Govt swings into action to bring down prices of pulses

RSTV Bureau

pulsesThe government has finally taken cognizance of the spiralling prices of pulses and has decided to take measures to bring them under control.

On Wednesday evening an inter-ministerial group headed by Finance Minister Arun Jaitley reviewed the retail prices of pulses which had gone up to a record Rs 190 per kg across the country in the last few weeks.

The government has now announced series of measures including use of price stabilization fund and control imports to control prices and create a buffer stock.

Jaitley said the government will invoke the Rs 500-crore Price Stabilisation Fund that will be used to pay for transportation, handling, milling and processing fee. This, he said will help in increasing supplies and making pulses available at lower rates in the retail markets.

“We have also decided to invoke our Price Stabilisation Fund and therefore the handling charges at the port, the transportation charges, the milling and processing charges — in order to make the price of the pulses more affordable,” will be borne by the fund, he said.

The states have also been asked to lift stock of pulses lying at ports and this includes Jawaharlal Nehru Port near Mumbai.

“As far as the present stocks are concerned, we request the states which are in need to start lifting the quantity which is available,” Jaitley said.

To deal with the supply crunch, the government intends to create a buffer stock of lentils mainly through imports, Jaitley said.

“Keeping in mind that some amount of stock is available with JNPT, the group decided that we build up a buffer stock preferably by imports to take care of the problem in future,” the Finance Minister told reporters after the inter-ministerial group meeting.

“More quantity (of pulses) for the next few days will also be imported into the country so that the supply side problem can be taken care of which will have an impact on prices,” Jaitley added.

Sources to PTI have said that an extra 2,000 tonnes of pulses will be imported to curb rising prices.
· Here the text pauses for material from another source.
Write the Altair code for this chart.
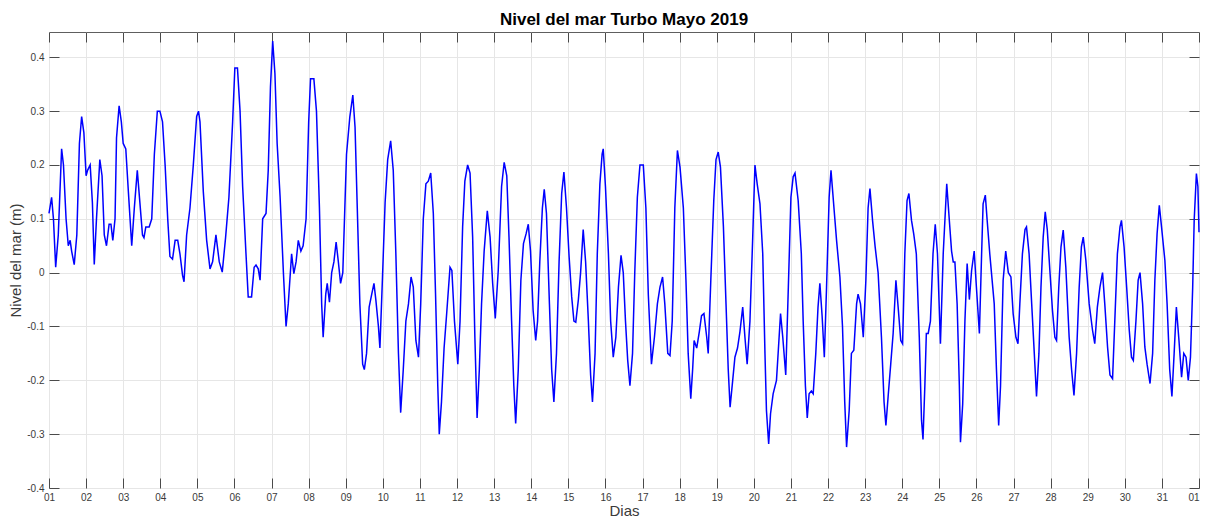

This will be in addition to the 5,000 tonnes lying at the ports and another 2,000 tonnes of pulses that are in transit.

The Finance Minister assured that a “considerable” amount of stock will come to the market in the next few days.
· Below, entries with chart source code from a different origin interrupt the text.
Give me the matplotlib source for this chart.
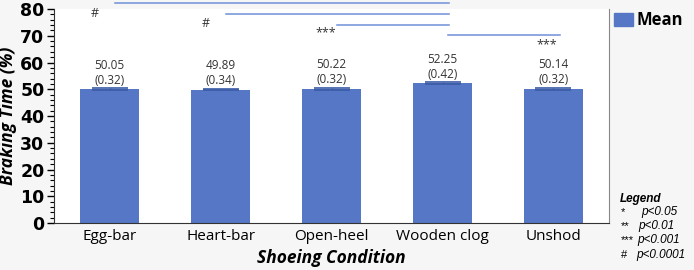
import matplotlib.pyplot as plt
from matplotlib.ticker import MultipleLocator

# Data
conditions = ['Egg-bar', 'Heart-bar', 'Open-heel', 'Wooden clog', 'Unshod']
means = [50.05, 49.89, 50.22, 52.25, 50.14]
sems = [0.32, 0.34, 0.32, 0.42, 0.32]

# significance brackets: (start bar, end bar, height, symbol, symbol x, symbol y)
brackets = [(0, 3, 82.1, '#', -0.13, 78.2),
            (1, 3, 78.1, '#', 0.87, 74.6),
            (2, 3, 74.0, '***', 1.95, 71.0),
            (3, 4, 70.4, '***', 3.94, 66.5)]

bar_color = '#5577c6'
cap_color = '#3b5ba6'
line_color = '#6f8fd8'

plt.rcParams['font.family'] = ['Open Sans', 'DejaVu Sans']

fig = plt.figure(figsize=(6.94, 2.70), dpi=100)
fig.patch.set_facecolor('#f6f6f6')
ax = fig.add_axes([0.078, 0.174, 0.7995, 0.7926])
ax.set_facecolor('white')

x = list(range(len(conditions)))
ax.bar(x, means, width=0.53, color=bar_color, zorder=2)
ax.errorbar(x, means, yerr=sems, fmt='none', ecolor=cap_color,
            elinewidth=1.0, capsize=13, capthick=1.2, zorder=3)

# value labels
for xi, m, s in zip(x, means, sems):
    ax.text(xi, m + 9.0, f'{m:.2f}', ha='center', va='center', fontsize=8.5, color='#333333')
    ax.text(xi, m + 3.4, f'({s:.2f})', ha='center', va='center', fontsize=8.5, color='#333333')

# significance lines
for a, b, h, sym, sx, sy in brackets:
    ax.plot([a + 0.05, b + 0.06], [h, h], color=line_color, lw=1.1, clip_on=False, zorder=4)
    ax.text(sx, sy, sym, ha='center', va='center', fontsize=9, color='#333333')

ax.set_xlim(-0.5, 4.5)
ax.set_ylim(0, 80)
ax.yaxis.set_major_locator(MultipleLocator(10))
ax.yaxis.set_minor_locator(MultipleLocator(2))
ax.tick_params(axis='y', which='major', length=5, width=1, labelsize=12.5, pad=2)
ax.tick_params(axis='y', which='minor', length=3, width=0.8)
ax.tick_params(axis='x', length=0, labelsize=11, pad=4)
for lab in ax.get_yticklabels():
    lab.set_fontweight('bold')
    lab.set_family('DejaVu Sans')
ax.set_xticks(x)
ax.set_xticklabels(conditions)

ax.spines['top'].set_visible(False)
ax.spines['right'].set_color('#888888')
ax.spines['left'].set_color('#333333')
ax.spines['bottom'].set_color('#333333')

ax.set_ylabel('Braking Time (%)', fontsize=12.5, fontweight='bold', style='italic', labelpad=2)
ax.set_xlabel('Shoeing Condition', fontsize=12.5, fontweight='bold', style='italic', labelpad=4)

# legend for the bars
fig.patches.append(plt.Rectangle((614 / 694, 1 - 26 / 270), 19 / 694, 13 / 270,
                                 transform=fig.transFigure, color=bar_color))
fig.text(636 / 694, 1 - 20 / 270, 'Mean', fontsize=12, fontweight='bold', va='center')

# significance legend
fig.text(620 / 694, 1 - 199 / 270, 'Legend', family='Liberation Sans', fontsize=8.5,
         fontweight='bold', style='italic', va='center')
sig_rows = [('*', 'p<0.05', 212, 641), ('**', 'p<0.01', 226, 638),
            ('***', 'p<0.001', 240, 637), ('#', 'p<0.0001', 255, 636)]
for sym, txt, py, tx in sig_rows:
    fig.text(621 / 694, 1 - py / 270, sym, family='Liberation Sans', fontsize=8, va='center')
    fig.text(tx / 694, 1 - py / 270, txt, family='Liberation Sans',
             fontsize=8.5, style='italic', va='center')

fig.savefig('out.png', dpi=100, facecolor=fig.get_facecolor())
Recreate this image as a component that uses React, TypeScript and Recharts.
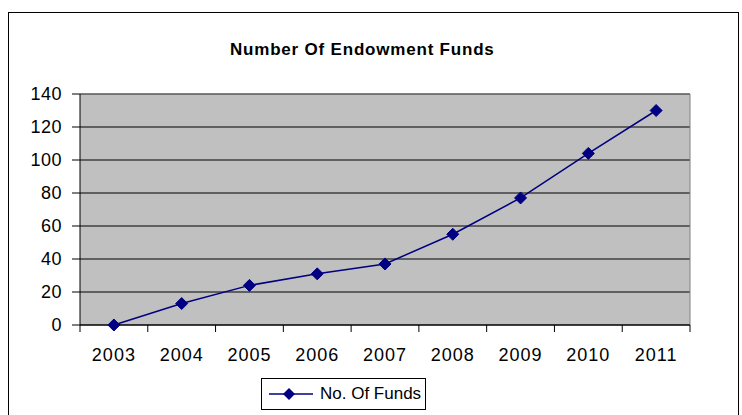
import React from "react";
import {
  CartesianGrid,
  Line,
  LineChart,
  XAxis,
  YAxis,
} from "recharts";

const YEARS = ["2003", "2004", "2005", "2006", "2007", "2008", "2009", "2010", "2011"];
const FUNDS = [0, 13, 24, 31, 37, 55, 77, 104, 130];
const Y_TICKS = [0, 20, 40, 60, 80, 100, 120, 140];

const FONT = '"Liberation Sans", Arial, sans-serif';
const NAVY = "#000080";

const chartData = YEARS.map((year, i) => ({ year, funds: FUNDS[i] }));

function Diamond(props: any) {
  const { cx, cy, index } = props;
  if (cx == null || cy == null) return <g key={index} />;
  const r = 6;
  return (
    <polygon
      key={index}
      points={`${cx},${cy - r} ${cx + r},${cy} ${cx},${cy + r} ${cx - r},${cy}`}
      fill={NAVY}
      stroke={NAVY}
      strokeWidth={1}
    />
  );
}

// category labels sit mid-band, tick marks sit on the band edges (Excel style)
function YearTick(props: any) {
  const { x, y, payload, index, visibleTicksCount } = props;
  const half = payload && payload.offset ? payload.offset : 610 / 9 / 2;
  const last = index === visibleTicksCount - 1;
  return (
    <g>
      <line x1={x - half} y1={y} x2={x - half} y2={y + 7} stroke="#000" />
      {last && <line x1={x + half} y1={y} x2={x + half} y2={y + 7} stroke="#000" />}
      <text x={x} y={y + 23} dy="0.71em" textAnchor="middle" fill="#000" fontSize={18} fontFamily={FONT} letterSpacing={1}>
        {payload.value}
      </text>
    </g>
  );
}

export default function App() {
  return (
    <div style={{ position: "absolute", left: 0, top: 0, width: 742, height: 415, overflow: "hidden", background: "#fff", fontFamily: FONT }}>
      <div style={{ position: "absolute", left: 8, top: 12, width: 731, height: 420, border: "1px solid #000", boxSizing: "border-box" }} />
      <div style={{ position: "absolute", left: 230, top: 41, fontSize: 17, lineHeight: "17px", fontWeight: "bold", letterSpacing: 0.8, color: "#000", whiteSpace: "nowrap" }}>
        Number Of Endowment Funds
      </div>
      <div style={{ position: "absolute", left: 0, top: 0 }}>
        <LineChart width={742} height={415} data={chartData} margin={{ top: 94, right: 52, left: 20, bottom: 50 }}>
          <CartesianGrid vertical={false} stroke="#000" fill="#C0C0C0" />
          <CartesianGrid
            stroke="#808080"
            horizontalCoordinatesGenerator={({ offset }: any) => [offset.top]}
            verticalCoordinatesGenerator={({ offset }: any) => [offset.left + offset.width]}
          />
          <XAxis
            dataKey="year"
            scale="band"
            height={40}
            axisLine={{ stroke: "#000" }}
            tickLine={false}
            tickSize={0}
            tickMargin={0}
            interval={0}
            tick={<YearTick />}
          />
          <YAxis
            domain={[0, 140]}
            ticks={Y_TICKS}
            width={60}
            tickSize={8}
            tickMargin={10}
            axisLine={{ stroke: "#000" }}
            tickLine={{ stroke: "#000" }}
            tick={{ fill: "#000", fontSize: 18, fontFamily: FONT, letterSpacing: 0.5 }}
          />
          <Line
            dataKey="funds"
            name="No. Of Funds"
            stroke={NAVY}
            strokeWidth={1.5}
            dot={Diamond}
            activeDot={false}
            isAnimationActive={false}
          />
        </LineChart>
      </div>
      <div style={{ position: "absolute", left: 261, top: 378, width: 165, height: 32, border: "1px solid #000", boxSizing: "border-box", display: "flex", alignItems: "center" }}>
        <svg width={52} height={20} style={{ marginLeft: 5 }}>
          <line x1={2} y1={10} x2={46} y2={10} stroke={NAVY} strokeWidth={1.5} />
          <polygon points="22,4 28,10 22,16 16,10" fill={NAVY} />
        </svg>
        <span style={{ fontSize: 17, color: "#000", marginLeft: 1 }}>No. Of Funds</span>
      </div>
    </div>
  );
}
Apart from these measures, the government has also promised to check illegal hoarding of pulses and take strict action against black marketeers.

The crucial meeting on regulating prices of pulses was attended by Commerce Minister Nirmala Sitharaman, Parliamentary Affairs Minister Venkaiah Naidu, Transport Minister Nitin Gadkari, Principal Secretary to PMO Nripendra Misra and other senior government officials.

The prices of pulses have continuously risen for the past few months due to a fall in domestic output by about 2 million tonnes (mt) in 2014-15 crop year (July-June) because of either deficit monsoon or unseasonal rains.

The retail price of ‘Tur Dal’ rose up to Rs 181 per kg, much higher than the cost of chicken. The same dal was Rs 85 per kg in October 2014, according to the data maintained by the Consumer Affairs Ministry. Similarly, the price of ‘Urad Dal’ increased to Rs 187 per kg this year, as against Rs 99 per kg last year.